A Possum and A Mandate

Although I have achieved the age where I don't receive many Christmas presents and that is a really good thing, some stuff has entered the household this past holiday season.  

First, there is the hat made from yarn spun from perhaps the most beautiful Widdershins roving ever.  It is organic Polworth and so soft that it doesn't feel like wool, especially if your idea of wool includes the word, scratchy.  After much looking and deciding (about a year's worth), it kept telling me to spin it as a thick two-ply.  What could I do but obey?  

And then I made the hat.


It is not the best photograph of the hat but it does include "Drunk Santa" who is our holiday friend that we bring out each year since I found him abandoned (and clearly half-sloshed) on the street.  I'll leave you to wonder at who would willingly dispose of DS while you admire the pretty yarn made into a hat. And yes, Dan, there are echoes of Gerald Ford's football helmet in it.

Our 38th President.

Next up is my Gradient cowl (Rav link).  I had a lot of this mohair-esque alpaca yarn from a sweater that I gave up on many years ago and it was just the ticket.  It is a very fun project, especially if you don't mind yards of seed stitch.  You knit with three strands of yarn and every four inches, you drop one colour and add in the next so that you end up with a gradual colour change.  It is so darn clever!
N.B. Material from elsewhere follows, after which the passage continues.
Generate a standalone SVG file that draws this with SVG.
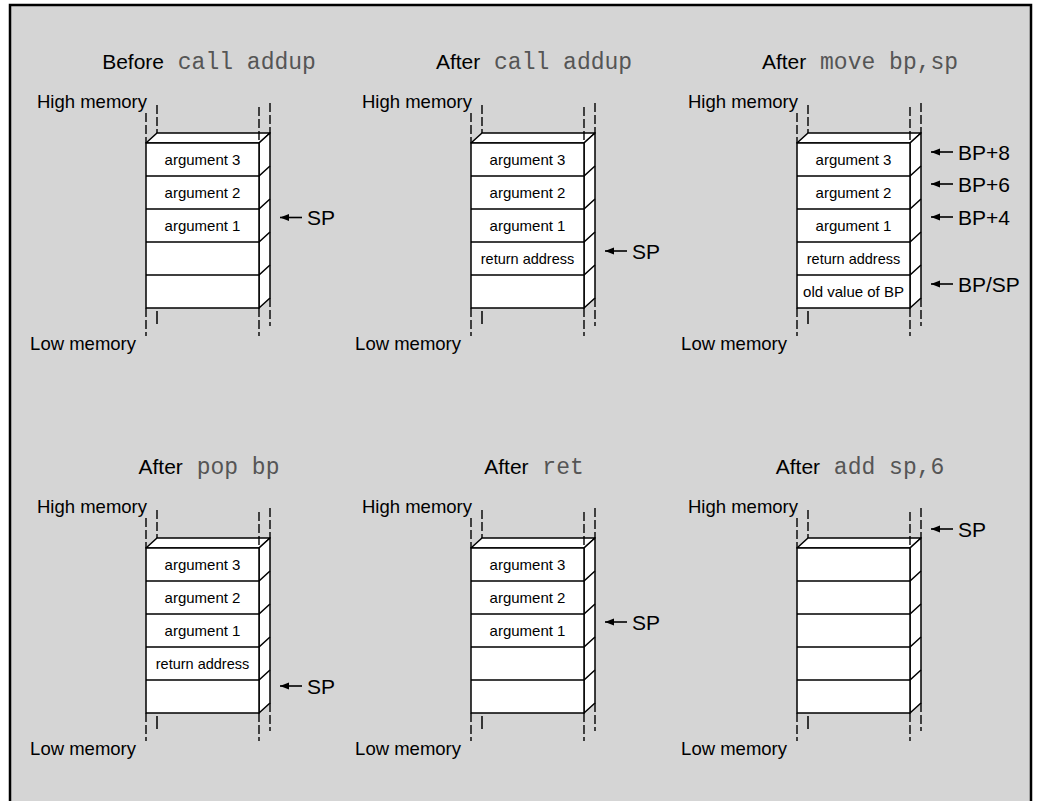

And so darn pretty too.  I think Lucy will be the primary recipient of this one.  Personally, I am not a fan of alpaca so I may yet make another one in wool for myself.

Photographing knitwear is serious business.
One can wear it in a single, long loop or double it up as pictured above.  I only include this rather embarrassing photograph because it also shows another item that I have welcomed into our home - a genuine vintage Shetland sweater from Shetland.  I found it on etsy and I have barely taken it off since it arrived.  Love, love, love, love!
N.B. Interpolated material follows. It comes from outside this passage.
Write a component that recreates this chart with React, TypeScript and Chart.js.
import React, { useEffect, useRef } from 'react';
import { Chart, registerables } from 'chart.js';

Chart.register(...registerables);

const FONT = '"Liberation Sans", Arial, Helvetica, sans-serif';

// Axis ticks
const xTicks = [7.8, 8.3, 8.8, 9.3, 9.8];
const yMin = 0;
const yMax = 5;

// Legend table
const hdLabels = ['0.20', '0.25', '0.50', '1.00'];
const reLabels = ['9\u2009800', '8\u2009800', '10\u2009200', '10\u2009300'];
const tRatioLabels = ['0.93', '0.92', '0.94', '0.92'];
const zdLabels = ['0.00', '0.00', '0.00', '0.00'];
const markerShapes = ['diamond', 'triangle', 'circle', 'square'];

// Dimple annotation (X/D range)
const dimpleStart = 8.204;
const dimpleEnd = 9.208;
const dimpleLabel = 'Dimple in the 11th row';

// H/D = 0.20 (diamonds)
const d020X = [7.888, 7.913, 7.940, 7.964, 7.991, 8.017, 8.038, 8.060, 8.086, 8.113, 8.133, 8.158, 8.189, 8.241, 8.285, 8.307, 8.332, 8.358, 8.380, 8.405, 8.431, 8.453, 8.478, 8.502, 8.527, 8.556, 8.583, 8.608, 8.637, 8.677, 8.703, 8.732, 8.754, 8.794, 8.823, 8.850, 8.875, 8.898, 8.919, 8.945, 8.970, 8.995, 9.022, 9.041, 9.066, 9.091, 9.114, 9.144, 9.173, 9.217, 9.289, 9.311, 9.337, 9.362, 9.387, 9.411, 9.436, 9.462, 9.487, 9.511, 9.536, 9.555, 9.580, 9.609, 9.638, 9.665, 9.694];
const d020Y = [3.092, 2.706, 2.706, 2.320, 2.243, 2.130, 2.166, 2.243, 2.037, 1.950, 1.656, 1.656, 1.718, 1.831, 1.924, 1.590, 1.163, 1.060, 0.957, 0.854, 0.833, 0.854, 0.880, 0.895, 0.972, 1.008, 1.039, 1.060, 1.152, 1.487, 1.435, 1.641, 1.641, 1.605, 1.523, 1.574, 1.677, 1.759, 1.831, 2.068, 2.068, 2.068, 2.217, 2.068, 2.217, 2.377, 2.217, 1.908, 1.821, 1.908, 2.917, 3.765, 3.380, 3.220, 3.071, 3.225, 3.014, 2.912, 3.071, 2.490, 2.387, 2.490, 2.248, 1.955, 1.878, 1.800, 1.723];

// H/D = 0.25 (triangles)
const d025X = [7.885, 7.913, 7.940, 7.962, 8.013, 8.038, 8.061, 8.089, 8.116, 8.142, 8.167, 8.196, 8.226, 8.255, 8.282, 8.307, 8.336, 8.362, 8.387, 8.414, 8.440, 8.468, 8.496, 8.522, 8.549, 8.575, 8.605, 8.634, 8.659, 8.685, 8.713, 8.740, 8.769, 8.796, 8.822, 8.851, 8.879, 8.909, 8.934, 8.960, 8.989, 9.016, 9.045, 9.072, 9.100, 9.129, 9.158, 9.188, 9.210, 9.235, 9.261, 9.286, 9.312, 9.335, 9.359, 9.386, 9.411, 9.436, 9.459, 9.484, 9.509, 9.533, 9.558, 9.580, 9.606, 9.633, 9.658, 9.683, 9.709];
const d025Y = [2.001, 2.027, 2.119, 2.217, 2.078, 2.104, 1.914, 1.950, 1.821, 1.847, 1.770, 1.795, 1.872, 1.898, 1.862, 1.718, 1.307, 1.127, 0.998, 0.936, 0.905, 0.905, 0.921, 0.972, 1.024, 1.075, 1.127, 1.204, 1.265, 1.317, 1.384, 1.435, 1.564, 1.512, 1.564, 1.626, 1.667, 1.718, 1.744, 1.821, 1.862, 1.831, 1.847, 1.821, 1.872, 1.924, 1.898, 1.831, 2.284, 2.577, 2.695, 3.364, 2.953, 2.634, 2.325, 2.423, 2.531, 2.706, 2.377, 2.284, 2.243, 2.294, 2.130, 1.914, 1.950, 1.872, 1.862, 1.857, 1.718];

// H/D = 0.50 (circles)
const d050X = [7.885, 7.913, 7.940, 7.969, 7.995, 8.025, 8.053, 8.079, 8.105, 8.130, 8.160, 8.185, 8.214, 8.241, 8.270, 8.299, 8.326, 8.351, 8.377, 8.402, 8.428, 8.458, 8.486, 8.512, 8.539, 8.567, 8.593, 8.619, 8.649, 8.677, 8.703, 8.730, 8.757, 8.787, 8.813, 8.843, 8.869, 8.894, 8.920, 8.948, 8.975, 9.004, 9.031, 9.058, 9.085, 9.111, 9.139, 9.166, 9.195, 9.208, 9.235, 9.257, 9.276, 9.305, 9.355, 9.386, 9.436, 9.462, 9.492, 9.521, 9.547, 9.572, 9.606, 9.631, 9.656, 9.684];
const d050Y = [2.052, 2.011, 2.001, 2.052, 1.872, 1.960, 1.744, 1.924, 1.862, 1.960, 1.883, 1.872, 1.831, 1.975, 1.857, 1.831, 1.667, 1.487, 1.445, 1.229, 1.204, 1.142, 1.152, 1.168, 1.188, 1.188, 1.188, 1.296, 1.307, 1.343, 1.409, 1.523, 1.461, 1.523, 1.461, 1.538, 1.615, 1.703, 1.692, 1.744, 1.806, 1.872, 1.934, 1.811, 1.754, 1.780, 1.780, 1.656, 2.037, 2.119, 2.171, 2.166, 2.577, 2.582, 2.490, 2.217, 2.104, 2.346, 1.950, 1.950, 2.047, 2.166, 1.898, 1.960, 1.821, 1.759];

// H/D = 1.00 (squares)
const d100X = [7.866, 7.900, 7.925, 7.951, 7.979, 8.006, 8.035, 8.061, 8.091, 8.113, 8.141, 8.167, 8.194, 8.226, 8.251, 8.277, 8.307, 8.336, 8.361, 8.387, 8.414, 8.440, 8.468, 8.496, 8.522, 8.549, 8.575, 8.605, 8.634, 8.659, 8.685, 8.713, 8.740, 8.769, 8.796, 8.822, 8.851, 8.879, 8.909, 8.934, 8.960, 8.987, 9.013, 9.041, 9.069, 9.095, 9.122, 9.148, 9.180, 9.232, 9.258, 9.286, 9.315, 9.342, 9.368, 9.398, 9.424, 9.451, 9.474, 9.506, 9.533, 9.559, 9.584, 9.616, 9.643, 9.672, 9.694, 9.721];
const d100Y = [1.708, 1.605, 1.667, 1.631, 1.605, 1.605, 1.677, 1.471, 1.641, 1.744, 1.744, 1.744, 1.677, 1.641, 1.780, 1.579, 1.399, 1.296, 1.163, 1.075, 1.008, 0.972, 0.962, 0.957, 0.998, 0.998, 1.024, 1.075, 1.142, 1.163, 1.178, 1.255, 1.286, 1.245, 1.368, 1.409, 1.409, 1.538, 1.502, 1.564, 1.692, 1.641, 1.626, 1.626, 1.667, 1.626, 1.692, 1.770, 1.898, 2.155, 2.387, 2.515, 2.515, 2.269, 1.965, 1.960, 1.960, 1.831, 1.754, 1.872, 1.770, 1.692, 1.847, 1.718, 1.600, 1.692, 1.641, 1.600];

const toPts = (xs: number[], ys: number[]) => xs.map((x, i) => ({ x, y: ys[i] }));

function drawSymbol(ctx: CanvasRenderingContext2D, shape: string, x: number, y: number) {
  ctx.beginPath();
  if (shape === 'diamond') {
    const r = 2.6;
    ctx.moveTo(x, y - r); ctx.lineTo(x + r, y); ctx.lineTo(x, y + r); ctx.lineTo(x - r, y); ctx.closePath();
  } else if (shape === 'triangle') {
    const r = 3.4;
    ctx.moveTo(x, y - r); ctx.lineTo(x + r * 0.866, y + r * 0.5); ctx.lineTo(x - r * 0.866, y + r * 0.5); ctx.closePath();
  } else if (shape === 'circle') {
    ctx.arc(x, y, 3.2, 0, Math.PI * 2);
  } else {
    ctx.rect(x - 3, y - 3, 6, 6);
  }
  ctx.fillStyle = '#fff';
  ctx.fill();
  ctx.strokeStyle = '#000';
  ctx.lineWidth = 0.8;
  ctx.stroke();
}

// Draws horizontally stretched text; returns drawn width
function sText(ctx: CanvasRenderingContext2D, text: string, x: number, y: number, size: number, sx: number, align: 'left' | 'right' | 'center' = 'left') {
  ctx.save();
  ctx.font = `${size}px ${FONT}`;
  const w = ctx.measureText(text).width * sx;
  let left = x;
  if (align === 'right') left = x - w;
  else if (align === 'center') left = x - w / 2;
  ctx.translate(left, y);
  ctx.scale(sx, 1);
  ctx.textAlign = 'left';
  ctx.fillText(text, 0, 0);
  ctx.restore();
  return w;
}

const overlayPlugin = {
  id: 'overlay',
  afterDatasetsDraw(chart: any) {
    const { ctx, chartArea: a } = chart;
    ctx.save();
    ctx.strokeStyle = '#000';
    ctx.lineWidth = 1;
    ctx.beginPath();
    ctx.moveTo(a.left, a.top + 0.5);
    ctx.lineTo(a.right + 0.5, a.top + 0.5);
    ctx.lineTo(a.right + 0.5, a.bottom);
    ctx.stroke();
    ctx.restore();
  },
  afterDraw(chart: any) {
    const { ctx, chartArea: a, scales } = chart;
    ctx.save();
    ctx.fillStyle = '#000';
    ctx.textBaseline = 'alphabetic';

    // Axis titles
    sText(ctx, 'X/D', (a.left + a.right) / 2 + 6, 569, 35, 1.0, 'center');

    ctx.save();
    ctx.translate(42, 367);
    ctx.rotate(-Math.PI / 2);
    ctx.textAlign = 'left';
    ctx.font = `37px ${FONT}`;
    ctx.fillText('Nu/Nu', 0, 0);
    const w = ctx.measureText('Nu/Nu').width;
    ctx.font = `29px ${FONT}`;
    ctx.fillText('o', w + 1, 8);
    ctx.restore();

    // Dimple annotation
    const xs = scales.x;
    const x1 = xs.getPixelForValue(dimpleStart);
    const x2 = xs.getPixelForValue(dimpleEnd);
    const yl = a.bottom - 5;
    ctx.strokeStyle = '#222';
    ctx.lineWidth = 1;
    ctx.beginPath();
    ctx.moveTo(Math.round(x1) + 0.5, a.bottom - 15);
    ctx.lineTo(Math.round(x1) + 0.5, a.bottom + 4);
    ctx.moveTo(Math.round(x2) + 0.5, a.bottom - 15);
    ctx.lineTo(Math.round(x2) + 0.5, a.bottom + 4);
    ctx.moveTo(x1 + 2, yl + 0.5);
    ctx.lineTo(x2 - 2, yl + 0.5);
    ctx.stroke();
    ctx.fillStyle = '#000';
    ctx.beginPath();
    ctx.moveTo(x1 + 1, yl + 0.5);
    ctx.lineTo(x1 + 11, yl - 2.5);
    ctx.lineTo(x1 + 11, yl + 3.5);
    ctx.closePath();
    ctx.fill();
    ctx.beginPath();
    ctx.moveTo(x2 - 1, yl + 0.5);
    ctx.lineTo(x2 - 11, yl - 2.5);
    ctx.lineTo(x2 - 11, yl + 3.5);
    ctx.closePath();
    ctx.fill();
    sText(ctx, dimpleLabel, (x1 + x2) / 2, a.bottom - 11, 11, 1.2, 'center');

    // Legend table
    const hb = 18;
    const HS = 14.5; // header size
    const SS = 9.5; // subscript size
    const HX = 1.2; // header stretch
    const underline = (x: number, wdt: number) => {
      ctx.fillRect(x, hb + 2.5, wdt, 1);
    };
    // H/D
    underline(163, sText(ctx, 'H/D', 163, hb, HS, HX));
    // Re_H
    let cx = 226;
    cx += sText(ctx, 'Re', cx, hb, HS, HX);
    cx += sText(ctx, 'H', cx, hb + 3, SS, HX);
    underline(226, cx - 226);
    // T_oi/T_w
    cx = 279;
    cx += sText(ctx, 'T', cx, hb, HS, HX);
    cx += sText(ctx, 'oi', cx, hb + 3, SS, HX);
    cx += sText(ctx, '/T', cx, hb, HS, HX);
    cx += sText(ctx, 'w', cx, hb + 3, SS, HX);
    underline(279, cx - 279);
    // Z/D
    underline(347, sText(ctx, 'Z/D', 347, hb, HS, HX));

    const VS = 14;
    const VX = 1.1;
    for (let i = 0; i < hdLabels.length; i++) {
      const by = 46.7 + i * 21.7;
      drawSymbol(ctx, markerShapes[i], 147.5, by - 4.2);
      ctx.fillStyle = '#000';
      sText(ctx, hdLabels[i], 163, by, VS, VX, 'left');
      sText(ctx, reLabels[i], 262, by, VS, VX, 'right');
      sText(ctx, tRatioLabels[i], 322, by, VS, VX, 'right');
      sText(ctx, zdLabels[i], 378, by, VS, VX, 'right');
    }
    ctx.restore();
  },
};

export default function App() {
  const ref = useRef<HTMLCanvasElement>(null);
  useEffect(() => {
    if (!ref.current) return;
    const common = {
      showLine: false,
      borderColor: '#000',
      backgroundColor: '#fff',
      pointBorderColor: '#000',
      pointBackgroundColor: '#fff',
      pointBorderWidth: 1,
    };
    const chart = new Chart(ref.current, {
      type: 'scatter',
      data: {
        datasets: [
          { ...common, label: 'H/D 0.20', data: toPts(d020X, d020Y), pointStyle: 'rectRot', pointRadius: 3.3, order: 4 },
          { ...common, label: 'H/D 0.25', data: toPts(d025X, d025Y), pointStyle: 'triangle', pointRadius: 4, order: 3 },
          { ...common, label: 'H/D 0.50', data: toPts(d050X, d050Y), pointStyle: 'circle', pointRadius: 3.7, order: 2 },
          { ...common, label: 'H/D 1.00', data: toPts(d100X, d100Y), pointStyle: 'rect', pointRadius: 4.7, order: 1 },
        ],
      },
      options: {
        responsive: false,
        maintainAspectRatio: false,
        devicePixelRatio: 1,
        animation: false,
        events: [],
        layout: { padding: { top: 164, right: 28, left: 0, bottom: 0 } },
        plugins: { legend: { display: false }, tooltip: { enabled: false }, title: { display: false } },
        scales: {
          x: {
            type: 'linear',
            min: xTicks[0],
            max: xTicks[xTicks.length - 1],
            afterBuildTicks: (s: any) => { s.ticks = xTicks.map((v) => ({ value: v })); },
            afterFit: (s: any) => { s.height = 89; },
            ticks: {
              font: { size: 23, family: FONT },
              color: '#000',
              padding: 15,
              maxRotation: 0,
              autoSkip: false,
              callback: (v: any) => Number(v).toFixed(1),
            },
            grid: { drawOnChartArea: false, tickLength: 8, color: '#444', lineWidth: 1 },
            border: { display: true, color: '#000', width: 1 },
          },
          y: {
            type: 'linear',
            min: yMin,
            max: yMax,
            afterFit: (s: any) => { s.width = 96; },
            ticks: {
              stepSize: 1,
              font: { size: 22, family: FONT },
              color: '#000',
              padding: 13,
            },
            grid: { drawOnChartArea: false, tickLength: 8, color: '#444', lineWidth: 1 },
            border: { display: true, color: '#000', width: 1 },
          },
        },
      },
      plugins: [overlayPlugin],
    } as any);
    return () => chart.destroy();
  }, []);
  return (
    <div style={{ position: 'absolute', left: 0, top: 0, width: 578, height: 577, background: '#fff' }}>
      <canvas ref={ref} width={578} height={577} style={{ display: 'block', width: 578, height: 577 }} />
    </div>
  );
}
Finally, here are three skeins of yarn that also traveled the globe to arrive in Queens.  They are from New Zealand, made from NZ merino and possum.  The possum are not like the kind we see around here and, apparently, they are destructive and some kind of invasive menace so making yarn from their fur is a good thing.  Or so I was assured when I kept asking, "you mean, they kill them to get the fibre for the yarn?"  In New Zealand, it's every patriot's duty to knit with as much possum as possible.
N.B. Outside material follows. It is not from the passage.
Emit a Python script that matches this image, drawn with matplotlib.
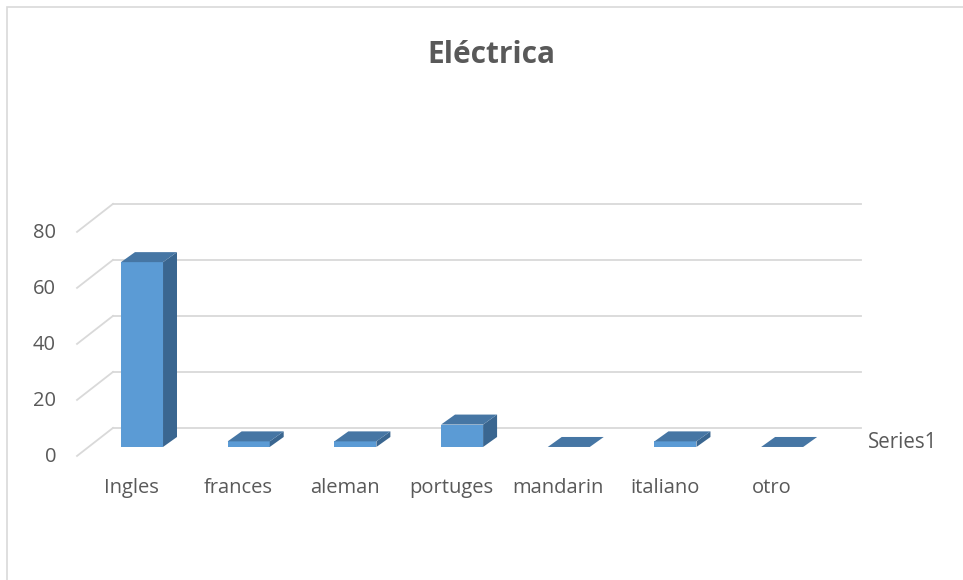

A friend who was living in NZ for a year brought it back for me.  He is an avid cycler and can get very esoteric about bike parts and various cycling paraphernalia very quickly.  Walking down the street with him, I noticed that he checks out bicycles the way some men check out women.  In any case, he was totally amused to encounter a similar level of geeking out when he went into the yarn store to purchase this yarn.  He had no idea what to buy and soon had several eager knitters asking him all sorts of questions to help him along in his decision.

We knitters don't need all that titanium this and alloy that, just give us a possum and a national mandate and we are all set!  I think they did quite well by him, don't you?